Designing a Certification Program: When to Certify?

PM Certification commentary by William Duncan, IPMA-USA Certification Director.

In looking at when to certify, we are not addressing season or time-of-day. We are looking at in a project manager’s career to certify. In this case, we went along with Jacqueline Susann and decided that once was not enough.

Our first certification, for the very start of a possible career in project management, is Project Associate (IPMA Level-D®). This is an exam-based certification that requires only six-months of experience working on projects. The exam has two parts: multiple choice questions to verify the candidate’s knowledge of project management fundamentals, and several short answer questions to verify understanding of key concepts. Reviewing the USA-NCB should be helpful, but any introductory book or course on PM fundamentals should be adequate as well. By design, you should not need any special “exam prep” courses to pass our test.

Our second certification comes after you have made a commitment to the discipline. This certification requires three years of full-time equivalent work as a project manager with real project management responsibility for reasonably complex projects. We use a version of the CIFTER table developed by GAPPS to assess project management complexity. You can find full details about the CIFTER on the GAPPS website (www.globalpmstandards.org) as well as an article about it on the IPMA-USA website.

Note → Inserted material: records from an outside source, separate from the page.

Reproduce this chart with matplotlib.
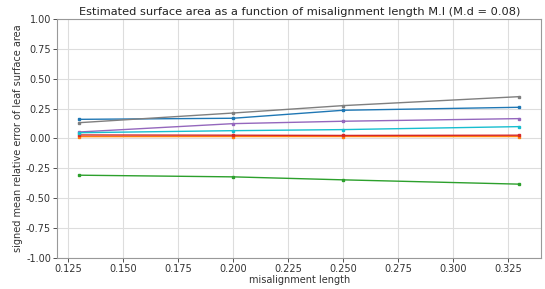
import matplotlib
matplotlib.use("Agg")
import matplotlib.pyplot as plt

# misalignment lengths (x) and signed mean relative error per series
misalignment_length = [0.13, 0.20, 0.25, 0.33]

err_blue = [0.160, 0.169, 0.236, 0.261]
err_orange = [0.015, 0.016, 0.016, 0.016]
err_green = [-0.308, -0.322, -0.347, -0.383]
err_red = [0.029, 0.027, 0.025, 0.027]
err_purple = [0.054, 0.124, 0.144, 0.166]
err_gray = [0.132, 0.213, 0.275, 0.350]
err_cyan = [0.048, 0.065, 0.074, 0.099]

series = [
    (err_blue, 'tab:blue'),
    (err_orange, 'tab:orange'),
    (err_green, 'tab:green'),
    (err_red, 'tab:red'),
    (err_purple, 'tab:purple'),
    (err_gray, 'tab:gray'),
    (err_cyan, 'tab:cyan'),
]

plt.rcParams['font.size'] = 7

fig, ax = plt.subplots(figsize=(5.45, 2.89), dpi=100)
fig.subplots_adjust(left=0.105, right=0.993, top=0.934, bottom=0.108)

for vals, col in series:
    ax.plot(misalignment_length, vals, color=col, marker='s', markersize=2, linewidth=1)

ax.set_ylim(-1, 1)
ax.set_yticks([-1, -0.75, -0.5, -0.25, 0, 0.25, 0.5, 0.75, 1])
ax.yaxis.set_major_formatter(matplotlib.ticker.FormatStrFormatter('%.2f'))
ax.grid(True, color='#dddddd', linewidth=0.8)
ax.set_axisbelow(True)
for sp in ax.spines.values():
    sp.set_color('#999999')
ax.tick_params(colors='#333333', length=3, width=0.6, labelsize=7, pad=1.5)
ax.set_xlabel('misalignment length', fontsize=7, color='#333333', labelpad=1)
ax.set_ylabel('signed mean relative error of leaf surface area', fontsize=7, color='#333333', labelpad=2)
ax.set_title('Estimated surface area as a function of misalignment length M.l (M.d = 0.08)',
             fontsize=8.2, color='#222222', pad=3)

fig.savefig('out.png', dpi=100)
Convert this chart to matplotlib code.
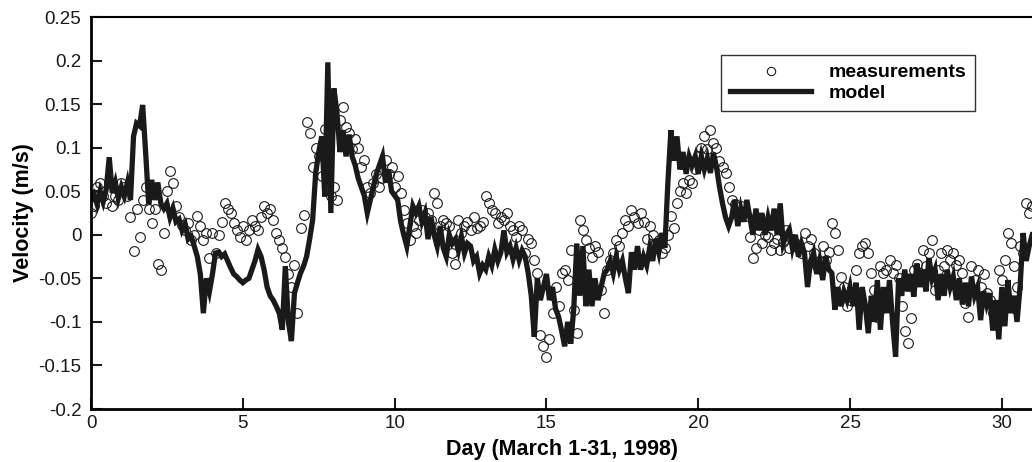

This second certification is IPMA Level-C®. In addition to satisfying the experience requirement, you must also provide documentary evidence of your performance as a project manager. Preparing your evidence usually takes about 4-6 hours. Finally, you must demonstrate that you actually understood what you were doing and why by providing satisfactory answers to questions from two experienced project managers during a face-to-face interview.

The third certification (IPMA Level-B®) is for much later in your career when you have become a Senior Project Manager. Typically, you must have been managing projects full-time for over six years in order to qualify. The process is essentially identical to that for IPMA Level-C with one major difference: the management complexity of your projects must be significantly higher.

And if the practice of project management hasn’t driven you crazy, we’ll soon have a fourth certification for old hands who have experience as program managers.